Buyers of business jets tend to be savvy investors and businesspeople. Often the nuances of their businesses lead them to look to Business Aviation as a tool to increase business growth and profitability.
There are, however, some pitfalls that those in the market for an aircraft should avoid falling into. Here are five of the most common…
1) ‘Subject to Finance’ Deals
It’s very rare that a seller will take an aircraft off the market while a prospective buyer sorts out their financing options. When you’re ready to enter the market, you should pay a refundable cash deposit of approximately 5% the aircraft’s value into escrow immediately. The balance should be ready to fund within 30 days of an offer acceptance.
A financing bank could feasibly fund a purchase within two weeks of receiving the requested documents and loan application. This may not seem long, but if questions arise about corporate finances and the nature of the loan guarantees, the process may stretch beyond two weeks, leaving plenty of room for a buyer to get cold feet.
For this reason, sellers are generally reluctant to remove aircraft from the market when they receive an offer ‘subject to finance’ or send other signals they’re not fully committed.
2) Using Non-Aviation Legal Counsel
There was once a saying in the aircraft sales industry that attorneys kill deals. This may well have emanated from the experience many sellers had with buyers whose legal counsel had little or no aviation knowledge.
A good aviation board-certified attorney will offer a wealth of information that doesn’t need to be researched, thereby expediting the process and protecting against the possibility of a transaction going awry.
This wealth of information often comes at a significantly lower cost when compared to a non-industry attorney who may focus on the wrong details.
While good and bad attorneys exist in all sectors, buyers who do due diligence to find the right attorney will greatly ease the process.
3) Changing Terms of a Deal Mid-Stream
It’s always tough to renegotiate things like the inspection work-scope after the price and terms have been agreed, and the deposit placed in escrow. The seller will understandably say the price agreed is based on the ‘exposure’ of the original agreement.

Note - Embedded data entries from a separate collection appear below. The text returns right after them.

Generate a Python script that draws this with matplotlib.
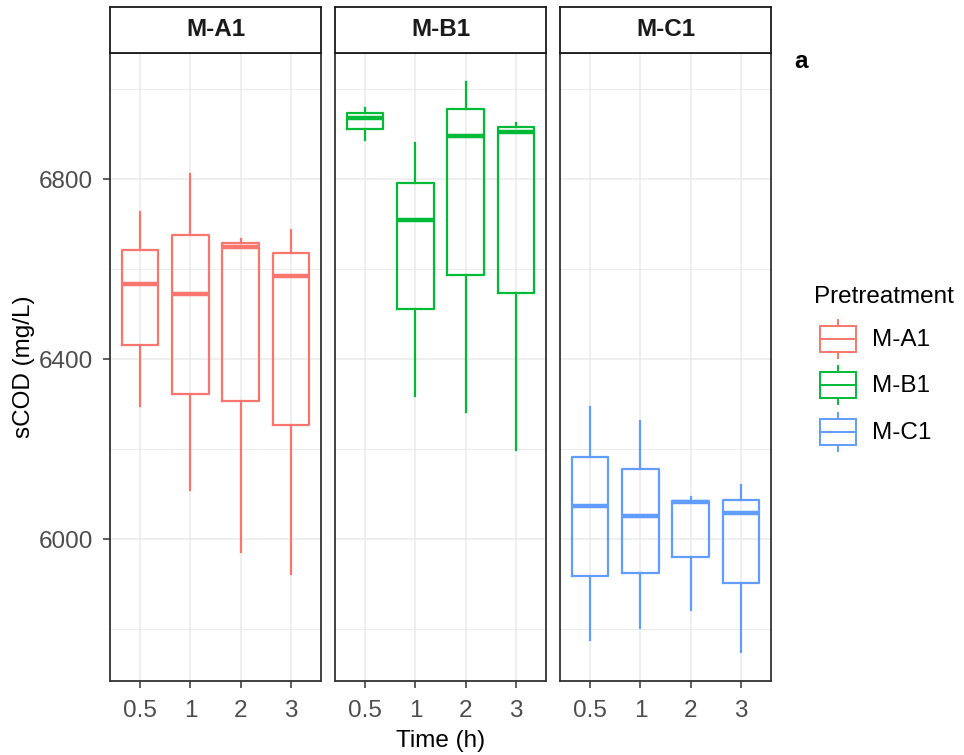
import matplotlib
matplotlib.use("Agg")
import matplotlib.pyplot as plt
from matplotlib.patches import Rectangle
from matplotlib.lines import Line2D
from matplotlib.ticker import FixedLocator

plt.rcParams['font.family'] = ['Liberation Sans', 'DejaVu Sans']

# ---- data -------------------------------------------------------------
times = ["0.5", "1", "2", "3"]
groups = ["M-A1", "M-B1", "M-C1"]
colors = ["#F8766D", "#00BA38", "#619CFF"]

# five-number summaries for each time point (mg/L)
ma1_low = [6297, 6110, 5972, 5922]
ma1_q1 = [6431, 6324, 6307, 6253]
ma1_med = [6567, 6545, 6649, 6585]
ma1_q3 = [6644, 6676, 6658, 6636]
ma1_high = [6727, 6812, 6668, 6687]

mb1_low = [6887, 6319, 6282, 6198]
mb1_q1 = [6912, 6511, 6587, 6547]
mb1_med = [6937, 6710, 6896, 6906]
mb1_q3 = [6948, 6792, 6957, 6916]
mb1_high = [6958, 6882, 7016, 6926]

mc1_low = [5776, 5802, 5843, 5749]
mc1_q1 = [5919, 5924, 5960, 5902]
mc1_med = [6074, 6052, 6082, 6059]
mc1_q3 = [6182, 6156, 6085, 6088]
mc1_high = [6293, 6263, 6095, 6121]

summaries = [
    (ma1_low, ma1_q1, ma1_med, ma1_q3, ma1_high),
    (mb1_low, mb1_q1, mb1_med, mb1_q3, mb1_high),
    (mc1_low, mc1_q1, mc1_med, mc1_q3, mc1_high),
]

y_major = [6000, 6400, 6800]
y_minor = [5800, 6200, 6600, 7000]

# ---- layout helpers ---------------------------------------------------
W, H = 964, 755
fig = plt.figure(figsize=(W / 100, H / 100), dpi=100)
fig.patch.set_facecolor("white")


def px(left, top, width, height):
    return [left / W, 1 - (top + height) / H, width / W, height / H]


panel_left = [110, 335, 560]
panel_w = 211
panel_top, panel_bottom = 53, 681
strip_top = 7

border_col = "#333333"
grid_col = "#EBEBEB"
tick_lab_col = "#4D4D4D"
fs = 17.5

for i, (name, col, summ) in enumerate(zip(groups, colors, summaries)):
    ax = fig.add_axes(px(panel_left[i], panel_top, panel_w, panel_bottom - panel_top))
    low, q1, med, q3, high = summ
    stats = [dict(whislo=low[k], q1=q1[k], med=med[k], q3=q3[k], whishi=high[k],
                  fliers=[], label=times[k]) for k in range(len(times))]
    ax.bxp(stats, positions=range(1, len(times) + 1), widths=0.73,
           showcaps=False, showfliers=False,
           boxprops=dict(color=col, linewidth=1.6),
           whiskerprops=dict(color=col, linewidth=1.6),
           medianprops=dict(color=col, linewidth=3.2, solid_capstyle="butt"),
           zorder=3)

    ax.set_xlim(0.4, 4.6)
    ax.set_ylim(5685, 7081)
    ax.set_xticks(range(1, len(times) + 1))
    ax.set_xticklabels(times)
    ax.yaxis.set_major_locator(FixedLocator(y_major))
    ax.yaxis.set_minor_locator(FixedLocator(y_minor))

    ax.grid(True, which="major", color=grid_col, linewidth=1.1, zorder=0)
    ax.grid(True, which="minor", axis="y", color=grid_col, linewidth=0.7, zorder=0)
    ax.set_axisbelow(True)

    for sp in ax.spines.values():
        sp.set_color(border_col)
        sp.set_linewidth(1.3)

    ax.tick_params(axis="x", which="major", length=5, width=1.1, color=border_col,
                   labelcolor=tick_lab_col, labelsize=fs, pad=8.5)
    ax.tick_params(axis="y", which="minor", length=0)
    if i == 0:
        ax.tick_params(axis="y", which="major", length=5, width=1.1, color=border_col,
                       labelcolor=tick_lab_col, labelsize=fs, pad=7)
        ax.set_yticklabels([str(v) for v in y_major])
    else:
        ax.tick_params(axis="y", which="major", length=0, labelleft=False)

    # facet strip
    sx = fig.add_axes(px(panel_left[i], strip_top, panel_w, panel_top - strip_top))
    sx.set_xticks([])
    sx.set_yticks([])
    sx.set_facecolor("white")
    for sp in sx.spines.values():
        sp.set_color("#1A1A1A")
        sp.set_linewidth(1.3)
    sx.text(0.5, 0.5, name, ha="center", va="center", fontsize=fs,
            fontweight="bold", color="#1A1A1A", transform=sx.transAxes)

# ---- axis titles and tag -----------------------------------------------
fig.text(441 / W, 1 - 741 / H, "Time (h)", ha="center", va="center", fontsize=fs)
fig.text(24 / W, 1 - 367 / H, "sCOD (mg/L)", ha="center", va="center",
         rotation=90, fontsize=fs)
fig.text(801 / W, 1 - 62 / H, "a", ha="center", va="center", fontsize=fs,
         fontweight="bold")

# ---- legend -----------------------------------------------------------
lg = fig.add_axes([0, 0, 1, 1])
lg.set_xlim(0, W)
lg.set_ylim(H, 0)
lg.axis("off")
lg.patch.set_alpha(0)
lg.text(814, 297, "Pretreatment", ha="left", va="center", fontsize=fs)
for k, (name, col) in enumerate(zip(groups, colors)):
    cy = 339 + k * 46.3
    lg.add_line(Line2D([838, 838], [cy - 19, cy - 13], color=col, lw=1.4))
    lg.add_line(Line2D([838, 838], [cy + 13, cy + 19], color=col, lw=1.4))
    lg.add_patch(Rectangle((820, cy - 13), 36, 26, fill=False, edgecolor=col, lw=1.4))
    lg.add_line(Line2D([820, 856], [cy, cy], color=col, lw=1.4))
    lg.text(872, cy + 1, name, ha="left", va="center", fontsize=fs)

fig.savefig("out.png", dpi=100, facecolor="white")
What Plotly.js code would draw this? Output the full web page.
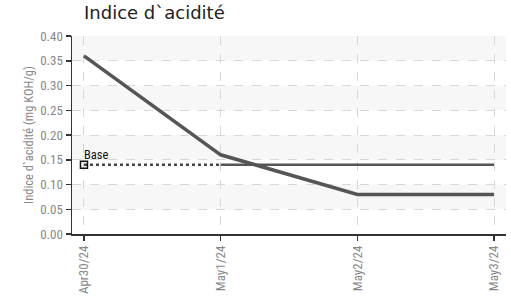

Every pre-purchase inspection will turn up discrepancies that a seller must repair. The larger the inspection, the larger the bill is likely to be for the seller.
Buyers may simply insist on a large inspection scope from the outset, but they’re unlikely to find sellers receptive and may end up with a lost negotiation. All aircraft have recurring, cyclical maintenance, so there will never be a pre-purchase inspection that negates all future maintenance exposure for the buyer.
It’s better for buyers to be well informed on the maintenance condition of an aircraft and its upcoming maintenance events before entering into a sale agreement. The pre-purchase inspection is then more likely to confirm a buyer’s realistic expectations.
4) Consistent ‘Low-Ball’ Offers
The business aircraft markets are dynamic and the brokers and dealers in the business are keenly aware of values, ready to snap up a well-priced airplane for their savvy clients.
However, approaching every seller in the market with offers that more closely resemble a ‘steal’ will waste a lot of time for everyone involved, and won’t get you far.
Buyers should in fact be very cautious if an especially low offer is accepted, as it may indicate the aircraft holds a surprise answer to a question the buyer hasn’t asked yet...
5) Waiting for a Confidential Sale of the Current Aircraft
Most buyers don’t want to own two airplanes. Nor do they want to get stuck without an airplane. Sellers understand this. However, things get tricky when a would-be buyer is waiting for a sale to go through on their existing aircraft to a ‘buyer’ that had previously expressed an interest.
There are a lot of interested ‘buyers’ out there, but when the time comes to put their money where their mouth is, things tend to drag out and the pool of buyers shrinks.
The most efficient way to transition to your next business jet is to actively market your current airplane first. Put yourself in the position of having qualified back-up buyers. This will increase your own bargaining position and make you best placed to act quickly when you need to.
The above points are all important, but they only scratch the surface of the underlying issue: The most educated buyers, with the best information, and the ability to act fast, get the best deals and smoothest transactions.
An established, qualified aircraft broker will garner the most attention for your needs and the best results. Taking advantage of an opportunity is about far more than being at the right place at the right time. It’s the knowledge and experience that makes all the difference!